# Objective
What lines of the data hold the string "matplotlib"? Pull each one out.

# Recorded information
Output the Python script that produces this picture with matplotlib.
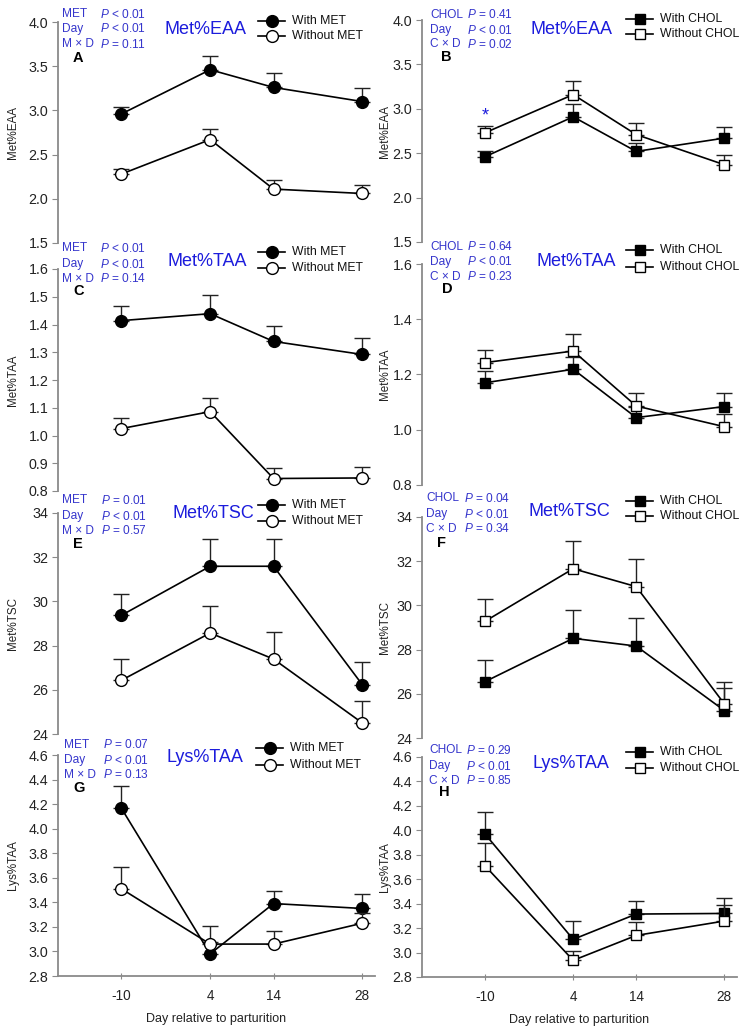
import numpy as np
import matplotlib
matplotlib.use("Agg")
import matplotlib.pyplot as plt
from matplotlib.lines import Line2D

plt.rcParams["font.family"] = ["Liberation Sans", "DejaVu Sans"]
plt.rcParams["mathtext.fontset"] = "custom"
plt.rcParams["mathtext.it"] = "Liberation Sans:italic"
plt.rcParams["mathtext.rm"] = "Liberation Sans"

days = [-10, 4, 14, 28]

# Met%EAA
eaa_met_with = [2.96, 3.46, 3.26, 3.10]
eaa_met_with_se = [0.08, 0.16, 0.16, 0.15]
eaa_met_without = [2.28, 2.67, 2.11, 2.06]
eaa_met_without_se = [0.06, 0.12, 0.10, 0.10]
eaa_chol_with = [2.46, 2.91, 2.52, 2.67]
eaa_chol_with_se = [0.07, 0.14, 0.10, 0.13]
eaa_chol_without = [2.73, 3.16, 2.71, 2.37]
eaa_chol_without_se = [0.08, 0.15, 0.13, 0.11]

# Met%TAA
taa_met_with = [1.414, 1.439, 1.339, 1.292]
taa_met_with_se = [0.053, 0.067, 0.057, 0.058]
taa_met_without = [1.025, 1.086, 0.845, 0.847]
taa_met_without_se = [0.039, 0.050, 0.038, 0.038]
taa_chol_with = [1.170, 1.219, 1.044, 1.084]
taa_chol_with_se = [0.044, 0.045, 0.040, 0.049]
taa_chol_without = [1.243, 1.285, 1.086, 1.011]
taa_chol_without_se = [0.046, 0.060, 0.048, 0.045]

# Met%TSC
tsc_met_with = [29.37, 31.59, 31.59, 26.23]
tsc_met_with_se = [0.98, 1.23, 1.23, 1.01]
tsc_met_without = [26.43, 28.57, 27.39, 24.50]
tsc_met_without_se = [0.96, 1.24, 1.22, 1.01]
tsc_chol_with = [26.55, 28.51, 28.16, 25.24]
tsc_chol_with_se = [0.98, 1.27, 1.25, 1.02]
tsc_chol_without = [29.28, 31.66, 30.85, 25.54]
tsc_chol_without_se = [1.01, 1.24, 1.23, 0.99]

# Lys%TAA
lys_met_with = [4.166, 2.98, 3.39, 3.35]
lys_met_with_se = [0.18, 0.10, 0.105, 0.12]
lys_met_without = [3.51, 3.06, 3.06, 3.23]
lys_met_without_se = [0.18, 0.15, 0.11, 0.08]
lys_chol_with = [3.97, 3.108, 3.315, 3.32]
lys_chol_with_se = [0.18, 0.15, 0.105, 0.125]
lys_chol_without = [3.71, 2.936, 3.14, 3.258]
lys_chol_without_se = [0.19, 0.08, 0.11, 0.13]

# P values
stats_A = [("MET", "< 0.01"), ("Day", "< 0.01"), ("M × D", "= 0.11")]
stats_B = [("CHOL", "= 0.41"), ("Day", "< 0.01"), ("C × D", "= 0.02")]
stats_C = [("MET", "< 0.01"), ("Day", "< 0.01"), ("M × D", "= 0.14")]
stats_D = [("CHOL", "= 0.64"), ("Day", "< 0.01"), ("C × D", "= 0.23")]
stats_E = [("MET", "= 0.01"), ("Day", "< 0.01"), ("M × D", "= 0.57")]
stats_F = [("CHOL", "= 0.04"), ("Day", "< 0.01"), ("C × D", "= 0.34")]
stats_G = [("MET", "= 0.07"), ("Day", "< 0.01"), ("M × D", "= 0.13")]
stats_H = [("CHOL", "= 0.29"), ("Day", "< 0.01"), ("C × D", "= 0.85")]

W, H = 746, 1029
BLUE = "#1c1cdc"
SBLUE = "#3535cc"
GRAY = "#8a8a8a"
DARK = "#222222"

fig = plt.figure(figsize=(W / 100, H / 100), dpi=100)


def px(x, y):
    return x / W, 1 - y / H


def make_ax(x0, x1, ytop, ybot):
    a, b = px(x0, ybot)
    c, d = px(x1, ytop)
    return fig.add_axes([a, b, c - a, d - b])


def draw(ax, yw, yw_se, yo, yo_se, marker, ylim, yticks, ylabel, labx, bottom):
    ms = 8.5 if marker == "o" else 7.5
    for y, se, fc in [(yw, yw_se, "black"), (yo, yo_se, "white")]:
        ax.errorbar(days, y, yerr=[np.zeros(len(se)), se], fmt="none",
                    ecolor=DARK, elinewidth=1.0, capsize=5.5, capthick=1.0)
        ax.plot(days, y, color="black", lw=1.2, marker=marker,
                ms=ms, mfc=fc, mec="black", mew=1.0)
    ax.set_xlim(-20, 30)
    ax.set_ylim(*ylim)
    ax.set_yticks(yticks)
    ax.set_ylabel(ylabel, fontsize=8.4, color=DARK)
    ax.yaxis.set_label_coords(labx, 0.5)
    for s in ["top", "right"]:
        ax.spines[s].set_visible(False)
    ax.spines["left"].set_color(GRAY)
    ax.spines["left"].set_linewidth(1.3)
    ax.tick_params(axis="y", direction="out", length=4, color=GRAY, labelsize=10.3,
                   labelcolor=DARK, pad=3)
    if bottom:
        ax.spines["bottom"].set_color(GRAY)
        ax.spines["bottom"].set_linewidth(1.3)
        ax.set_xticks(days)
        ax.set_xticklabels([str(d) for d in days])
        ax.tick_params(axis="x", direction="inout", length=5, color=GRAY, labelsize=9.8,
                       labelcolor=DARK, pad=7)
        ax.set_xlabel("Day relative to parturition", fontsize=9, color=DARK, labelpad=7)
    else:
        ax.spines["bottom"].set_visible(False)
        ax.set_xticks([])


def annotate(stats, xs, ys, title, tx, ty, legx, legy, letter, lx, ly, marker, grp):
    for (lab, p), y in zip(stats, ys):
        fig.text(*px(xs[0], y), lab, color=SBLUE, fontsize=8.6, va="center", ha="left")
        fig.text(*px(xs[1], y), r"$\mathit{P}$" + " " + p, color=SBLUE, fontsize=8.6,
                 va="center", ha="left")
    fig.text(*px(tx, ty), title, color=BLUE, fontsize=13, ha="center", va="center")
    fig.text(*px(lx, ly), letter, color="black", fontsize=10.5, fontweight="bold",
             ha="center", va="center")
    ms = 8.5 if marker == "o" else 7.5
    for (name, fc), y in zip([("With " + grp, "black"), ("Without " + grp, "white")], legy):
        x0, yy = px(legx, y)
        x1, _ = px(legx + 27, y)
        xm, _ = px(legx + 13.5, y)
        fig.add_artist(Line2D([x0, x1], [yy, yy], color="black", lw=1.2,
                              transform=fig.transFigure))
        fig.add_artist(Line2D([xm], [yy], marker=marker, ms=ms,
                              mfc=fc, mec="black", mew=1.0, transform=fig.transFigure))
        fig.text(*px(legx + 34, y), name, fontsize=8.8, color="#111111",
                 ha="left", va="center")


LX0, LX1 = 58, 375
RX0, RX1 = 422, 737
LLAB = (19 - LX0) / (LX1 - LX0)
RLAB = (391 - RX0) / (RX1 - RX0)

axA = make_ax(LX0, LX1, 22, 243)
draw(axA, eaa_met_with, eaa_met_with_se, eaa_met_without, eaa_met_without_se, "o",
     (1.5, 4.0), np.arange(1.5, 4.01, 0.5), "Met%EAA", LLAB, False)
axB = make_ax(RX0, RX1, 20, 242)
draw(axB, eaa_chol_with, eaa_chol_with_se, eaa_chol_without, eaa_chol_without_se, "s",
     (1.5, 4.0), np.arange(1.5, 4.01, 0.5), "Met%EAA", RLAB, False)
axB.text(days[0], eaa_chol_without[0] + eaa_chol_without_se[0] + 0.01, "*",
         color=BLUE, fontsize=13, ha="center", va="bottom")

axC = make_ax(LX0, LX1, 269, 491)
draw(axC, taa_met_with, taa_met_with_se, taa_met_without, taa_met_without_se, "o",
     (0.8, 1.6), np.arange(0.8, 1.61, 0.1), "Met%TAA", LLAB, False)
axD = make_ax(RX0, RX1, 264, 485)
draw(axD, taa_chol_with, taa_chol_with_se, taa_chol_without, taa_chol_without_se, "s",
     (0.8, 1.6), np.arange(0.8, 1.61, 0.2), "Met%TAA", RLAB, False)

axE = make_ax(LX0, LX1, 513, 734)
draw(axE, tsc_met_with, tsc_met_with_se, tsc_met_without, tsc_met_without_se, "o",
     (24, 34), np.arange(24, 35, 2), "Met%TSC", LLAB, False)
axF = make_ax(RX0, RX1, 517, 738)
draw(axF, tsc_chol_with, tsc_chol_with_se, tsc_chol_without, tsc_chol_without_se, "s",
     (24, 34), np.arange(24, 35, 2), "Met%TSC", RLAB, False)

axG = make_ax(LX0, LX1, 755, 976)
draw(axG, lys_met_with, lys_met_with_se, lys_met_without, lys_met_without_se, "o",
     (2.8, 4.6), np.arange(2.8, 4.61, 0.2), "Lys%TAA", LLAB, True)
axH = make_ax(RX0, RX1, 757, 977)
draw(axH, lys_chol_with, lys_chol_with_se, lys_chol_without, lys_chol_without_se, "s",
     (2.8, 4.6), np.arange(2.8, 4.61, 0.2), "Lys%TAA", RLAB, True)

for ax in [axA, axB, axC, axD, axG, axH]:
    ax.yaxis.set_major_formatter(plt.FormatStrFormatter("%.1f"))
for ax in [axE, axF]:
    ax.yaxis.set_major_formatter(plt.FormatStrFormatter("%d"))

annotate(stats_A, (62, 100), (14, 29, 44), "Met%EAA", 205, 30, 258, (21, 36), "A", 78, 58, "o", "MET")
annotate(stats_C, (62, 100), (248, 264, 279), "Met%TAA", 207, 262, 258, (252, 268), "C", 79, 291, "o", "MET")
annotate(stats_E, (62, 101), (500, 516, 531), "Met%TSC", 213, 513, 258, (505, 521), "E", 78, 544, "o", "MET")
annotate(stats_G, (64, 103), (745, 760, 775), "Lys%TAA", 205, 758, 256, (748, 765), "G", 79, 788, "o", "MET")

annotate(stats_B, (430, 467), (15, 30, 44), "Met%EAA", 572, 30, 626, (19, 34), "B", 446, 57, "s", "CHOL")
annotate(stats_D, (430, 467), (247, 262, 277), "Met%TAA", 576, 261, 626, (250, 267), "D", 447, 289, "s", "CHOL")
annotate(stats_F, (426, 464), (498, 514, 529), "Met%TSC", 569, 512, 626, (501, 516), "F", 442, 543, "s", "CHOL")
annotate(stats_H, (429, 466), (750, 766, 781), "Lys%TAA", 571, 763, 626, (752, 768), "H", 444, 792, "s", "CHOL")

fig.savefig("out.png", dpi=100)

# Task response
Output the Python script that produces this picture with matplotlib.
import matplotlib
matplotlib.use("Agg")
import matplotlib.pyplot as plt
from matplotlib.lines import Line2D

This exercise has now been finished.